Menjelma dan mereinkarnasi intitusi menjadi
dwifungsi ABRI sama layaknya era Orde Baru, dimana kekuasaan TNI memonopoli
tugas kepolisian dalam penyelidikan, penyidikan, penangkapan, penuntutan dan
“pembunuhan” secara keinstitusian. Contohnya: melakukan pemeriksaan disertai
penganiayaan terhadap Charles cs, mengsanksikan orang tua Charles untuk wajib
lapor di Mako Yonif 744/SYB yang seharusnya dilakukan pada kepolisian.
2.
Budaya e spirit de corps dalam institusi TNI masih tertanam dimana
kekerasan secara korps masih sering terjadi. Contoh : penganiayaan hingga
pembunuhan terhadap Charles dan rekan-rekannya disinyalir oleh 19 anggota
Yonif. Selain itu, masih adanya keterangan yang bersifat Diplomasi dari DenPOM
Kupang seolah-olah ingin membenarkan anak buahnya, “saya akan menindak tegas
jika sudah cukup bukti”. Kata akan dan
jika terbukti masih abstrak kejelasannya.
3.
Abuse of Power, TNI sering menyalagunakan kekuasaan
dan otoritasnya. Contoh : melakukan penganiayaan dan pemukulan di Mako Yonif
744/SYB (institusi negara) disertai kewenangan koersif dan represif (aktor
TNI).
4.
Anggota TNI tidak memiliki rasa
perikemanusiaan dan melangkahi nilai-nilai hak asasi manusia. Padahal, negara
dalam kondisi perang pun, TNI masih dilekatkan hukum-hukum humaniter. Tapi,
realitas lain. Contoh: penganiayaan dan pemukulan mengakibatkan luka robek dan
lebam disekujur tubuh korban dan rekannya, disertai aksi lukis tubuh
menggunakan sulut api rokok.
5.
Budaya impunitas masih lekat di tubuh
TNI, peradilan militer hanya dijadikan formalitas penegakan hukum. Belum adanya
komitmen yang kuat dari aktor negara dalam penyelesaian kasus-kasus abuse of
power aparat TNI.
Ironi memang
ketika awal pergolakan 1999 (reformasi), TNI merupakan institusi yang pertama mereformasi
internalnya dengan mengeluarkan Paradigma TNI abad XXI oleh Panglima TNI
Wiranto, disusul dengan restrukturasi total ditubuh TNI dengan dikeluarkannya
Tap MPR No. VI dan VII Tahun 2000 tentang pemisahan tugas dan peran Polri/TNI,
UU No. 3 Tahun 2002 tentang Pertahanan dan UU No. 34 Tahun 2004 tentang TNI.

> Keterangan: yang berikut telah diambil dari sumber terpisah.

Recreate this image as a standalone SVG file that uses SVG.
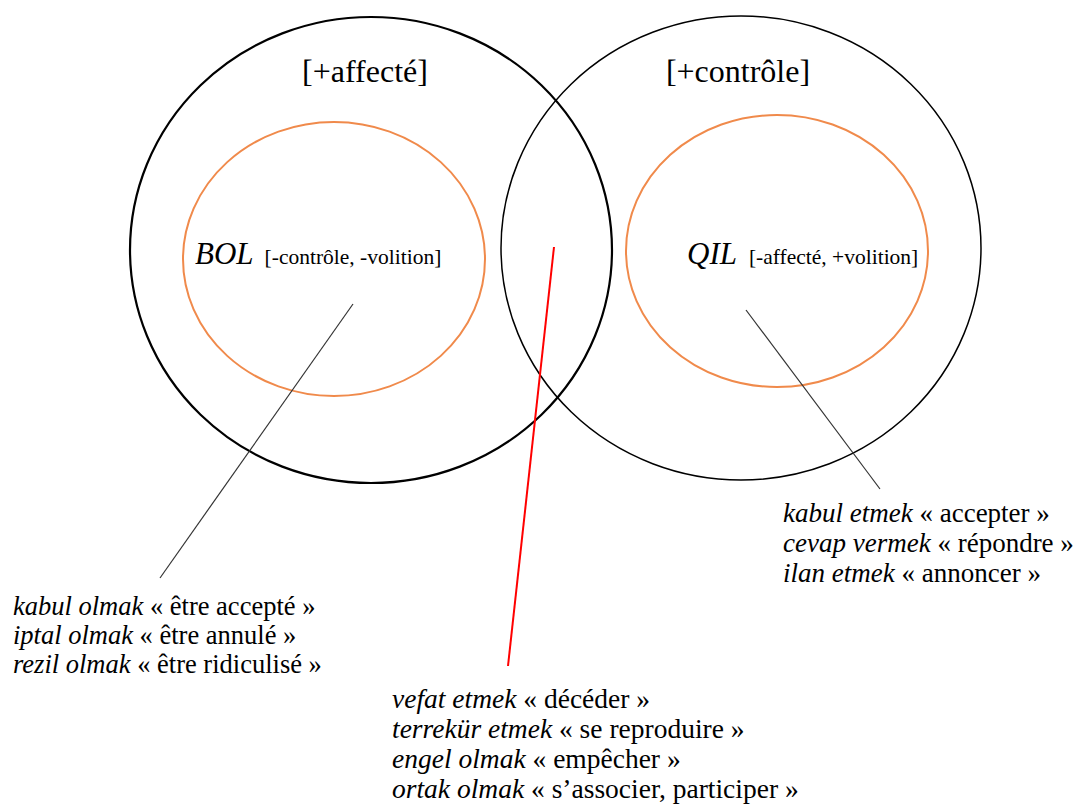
<svg xmlns="http://www.w3.org/2000/svg" width="1076" height="806" viewBox="0 0 1076 806">
<style>
.big{fill:none;stroke:#000}
.inner{fill:none;stroke:#F08A4B;stroke-width:2}
.t{font-family:"Liberation Serif","Times New Roman",serif;fill:#000}
.hd{font-size:32px}
.lab{font-size:31px;font-style:italic}
.feat{font-size:21.5px}
.it{font-style:italic}
.ptr{stroke:#333;stroke-width:1.2}
</style>
<rect width="1076" height="806" fill="#fff"/>
<g id="affecte">
<ellipse class="big" cx="371" cy="250" rx="241" ry="233" stroke-width="2.2"/>
<text class="t hd" x="365" y="82" text-anchor="middle">[+affecté]</text>
</g>
<g id="controle">
<ellipse class="big" cx="741" cy="248" rx="240" ry="232" stroke-width="1.5"/>
<text class="t hd" x="738" y="82" text-anchor="middle">[+contrôle]</text>
</g>
<g id="bol">
<ellipse class="inner" cx="334" cy="259" rx="151" ry="137"/>
<text class="t" x="195" y="264"><tspan class="lab">BOL</tspan><tspan class="feat" dx="11">[-contrôle, -volition]</tspan></text>
</g>
<g id="qil">
<ellipse class="inner" cx="777" cy="251" rx="151" ry="136"/>
<text class="t" x="687" y="264"><tspan class="lab">QIL</tspan><tspan class="feat" dx="12">[-affecté, +volition]</tspan></text>
</g>
<g id="connectors">
<line class="ptr" x1="353" y1="304" x2="160" y2="578"/>
<line x1="554" y1="247" x2="508" y2="666" stroke="#FF0000" stroke-width="2"/>
<line class="ptr" x1="746" y1="310" x2="880" y2="489"/>
</g>
<g id="list-bol" class="t" font-size="26.5">
<text x="13" y="615"><tspan class="it">kabul olmak</tspan> « être accepté »</text>
<text x="13" y="644"><tspan class="it">iptal olmak</tspan> « être annulé »</text>
<text x="13" y="673"><tspan class="it">rezil olmak</tspan> « être ridiculisé »</text>
</g>
<g id="list-qil" class="t" font-size="27">
<text x="783" y="522"><tspan class="it">kabul etmek</tspan> « accepter »</text>
<text x="783" y="552"><tspan class="it">cevap vermek</tspan> « répondre »</text>
<text x="783" y="582"><tspan class="it">ilan etmek</tspan> « annoncer »</text>
</g>
<g id="list-both" class="t" font-size="27.5">
<text x="392" y="708"><tspan class="it">vefat etmek</tspan> « décéder »</text>
<text x="392" y="738"><tspan class="it">terrekür etmek</tspan> « se reproduire »</text>
<text x="392" y="768"><tspan class="it">engel olmak</tspan> « empêcher »</text>
<text x="392" y="798"><tspan class="it">ortak olmak</tspan> « s’associer, participer »</text>
</g>
</svg>
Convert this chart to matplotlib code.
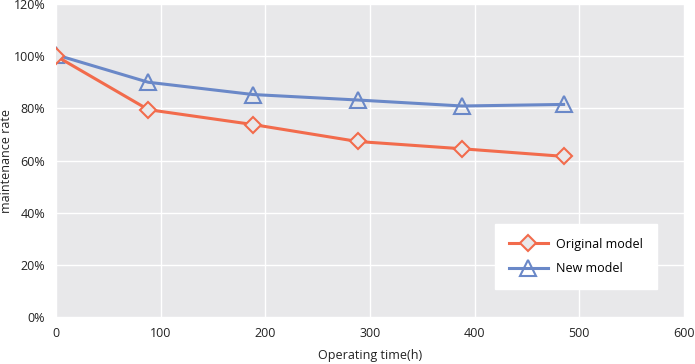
import matplotlib.pyplot as plt
from matplotlib.ticker import PercentFormatter

# data
hours = [0, 88, 188, 288, 388, 485]
original = [100, 79.5, 73.8, 67.3, 64.5, 61.6]
new_model = [100.5, 90, 85.3, 83.2, 80.9, 81.5]

orange = '#F26B4C'
blue = '#6A88C8'
bg = '#E8E8EA'

plt.rcParams['font.family'] = ['Open Sans', 'DejaVu Sans']

fig = plt.figure(figsize=(6.95, 3.64), dpi=100)
ax = fig.add_axes([0.081, 0.129, 0.903, 0.86])
ax.set_facecolor(bg)

ax.plot(hours, original, color=orange, lw=2.2, marker='D', ms=8,
        mfc=bg, mec=orange, mew=1.5, label='Original model', zorder=4)
ax.plot(hours, new_model, color=blue, lw=2.2, marker='^', ms=11,
        mfc='none', mec=blue, mew=1.5, label='New model', zorder=3)

ax.set_xlim(0, 600)
ax.set_ylim(0, 120)
ax.set_xticks(range(0, 601, 100))
ax.set_yticks(range(0, 121, 20))
ax.yaxis.set_major_formatter(PercentFormatter(decimals=0))
ax.grid(color='white', lw=1)
ax.set_axisbelow(True)
for s in ax.spines.values():
    s.set_visible(False)
ax.tick_params(length=0, labelsize=9, colors='#222222')
ax.tick_params(axis='y', pad=8)
ax.tick_params(axis='x', pad=7)

ax.set_xlabel('Operating time(h)', fontsize=9, color='#222222', labelpad=7)
ax.set_ylabel('maintenance rate', fontsize=9, color='#222222', labelpad=0)

leg = ax.legend(loc='lower right', bbox_to_anchor=(0.957, 0.089), borderaxespad=0,
                fontsize=9, frameon=True, fancybox=False, edgecolor='white',
                facecolor='white', framealpha=1, handlelength=3.1,
                handletextpad=0.7, borderpad=1.1, labelspacing=0.95)

fig.savefig('out.png', dpi=100)
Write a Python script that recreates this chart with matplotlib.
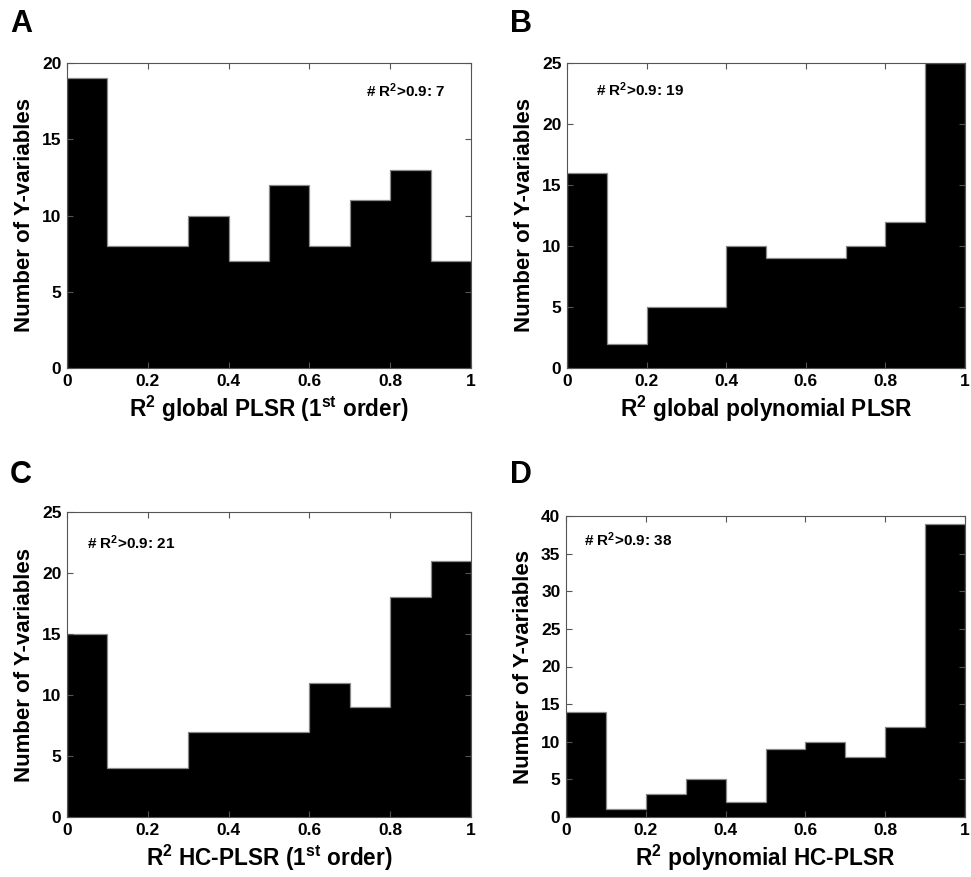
import matplotlib
matplotlib.use("Agg")
import matplotlib.pyplot as plt
import numpy as np

plt.rcParams['font.family'] = ['Liberation Sans', 'DejaVu Sans']
plt.rcParams['font.weight'] = 'bold'

bin_edges = [0.0, 0.1, 0.2, 0.3, 0.4, 0.5, 0.6, 0.7, 0.8, 0.9, 1.0]
counts_A = [19, 8, 8, 10, 7, 12, 8, 11, 13, 7]
counts_B = [16, 2, 5, 5, 10, 9, 9, 10, 12, 25]
counts_C = [15, 4, 4, 7, 7, 7, 11, 9, 18, 21]
counts_D = [14, 1, 3, 5, 2, 9, 10, 8, 12, 39]

xticks = [0, 0.2, 0.4, 0.6, 0.8, 1]
xtick_labels = ['0', '0.2', '0.4', '0.6', '0.8', '1']
yticks_A = [0, 5, 10, 15, 20]
yticks_B = [0, 5, 10, 15, 20, 25]
yticks_C = [0, 5, 10, 15, 20, 25]
yticks_D = [0, 5, 10, 15, 20, 25, 30, 35, 40]

xlabels = [r'R$^{\mathbf{2}}$ global PLSR (1$^{\mathbf{st}}$ order)',
           r'R$^{\mathbf{2}}$ global polynomial PLSR',
           r'R$^{\mathbf{2}}$ HC-PLSR (1$^{\mathbf{st}}$ order)',
           r'R$^{\mathbf{2}}$ polynomial HC-PLSR']
annots = [r'# R$^{\mathbf{2}}$>0.9: 7', r'# R$^{\mathbf{2}}$>0.9: 19',
          r'# R$^{\mathbf{2}}$>0.9: 21', r'# R$^{\mathbf{2}}$>0.9: 38']
letters = ['A', 'B', 'C', 'D']

plt.rcParams['mathtext.fontset'] = 'custom'
plt.rcParams['mathtext.rm'] = 'Liberation Sans:bold'
plt.rcParams['mathtext.bf'] = 'Liberation Sans:bold'
plt.rcParams['mathtext.default'] = 'bf'

W, H = 971, 877
fig = plt.figure(figsize=(W / 100, H / 100), dpi=100)

# axes boxes in pixel (left, top, right, bottom)
boxes = [(67, 63, 471, 368), (567, 63, 965, 368), (67, 512, 471, 817), (566, 516, 965, 817)]
counts_all = [counts_A, counts_B, counts_C, counts_D]
yticks_all = [yticks_A, yticks_B, yticks_C, yticks_D]
annot_pos = [(0.74, 18.2), (0.072, 22.8), (0.05, 22.5), (0.045, 36.8)]
letter_pos = [(10, 32), (510, 32), (10, 483), (510, 483)]

for i in range(4):
    l, t, r, b = boxes[i]
    ax = fig.add_axes([l / W, 1 - b / H, (r - l) / W, (b - t) / H])
    ax.stairs(counts_all[i], bin_edges, fill=True, color='black')
    ax.stairs(counts_all[i], bin_edges, fill=False, color='#8a8a8a', linewidth=0.9)
    ax.set_xlim(0, 1)
    ax.set_ylim(0, yticks_all[i][-1])
    ax.set_xticks(xticks)
    ax.set_xticklabels(xtick_labels)
    ax.set_yticks(yticks_all[i])
    ax.tick_params(direction='in', top=True, right=True, length=4,
                   labelsize=12.5, width=0.8, color='#555555', pad=4)
    for lab in ax.get_xticklabels() + ax.get_yticklabels():
        lab.set_fontweight('bold')
    for s in ax.spines.values():
        s.set_linewidth(0.8)
        s.set_color('#555555')
    ax.set_ylabel('Number of Y-variables', fontsize=16, fontweight='bold', labelpad=5)
    ax.set_xlabel(xlabels[i], fontsize=16.3, fontweight='bold', labelpad=4)
    ax.text(annot_pos[i][0], annot_pos[i][1], annots[i], fontsize=11,
            fontweight='bold', va='center', ha='left')
    fig.text(letter_pos[i][0] / W, 1 - letter_pos[i][1] / H, letters[i],
             fontsize=22, fontweight='bold', ha='left', va='baseline')

fig.savefig('out.png', dpi=100)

Namun, disayangkan, reformasi TNI hanya berlaku pada tataran elit TNI, dan
masih menjadi wacana bagi prajurit menengah ke bawah. Realitas ini nampak dari
masih seringnya abuse of power berbuntut pelanggaran HAM oleh prajurit TNI. Ke
depan, diperlukan terobosan yang lebih riil dalam pemahaman akan tugas dan
instruksi TNI dalam kampanye dan sosialisasi sesuai spirit reformasi dan demokratisasi
di Negara Kesatuan Republik Indonesia. (Tulisan
ini pernah dipublikasikan dalam Harian Umum Timor Express, tanggal 17 Maret 2011).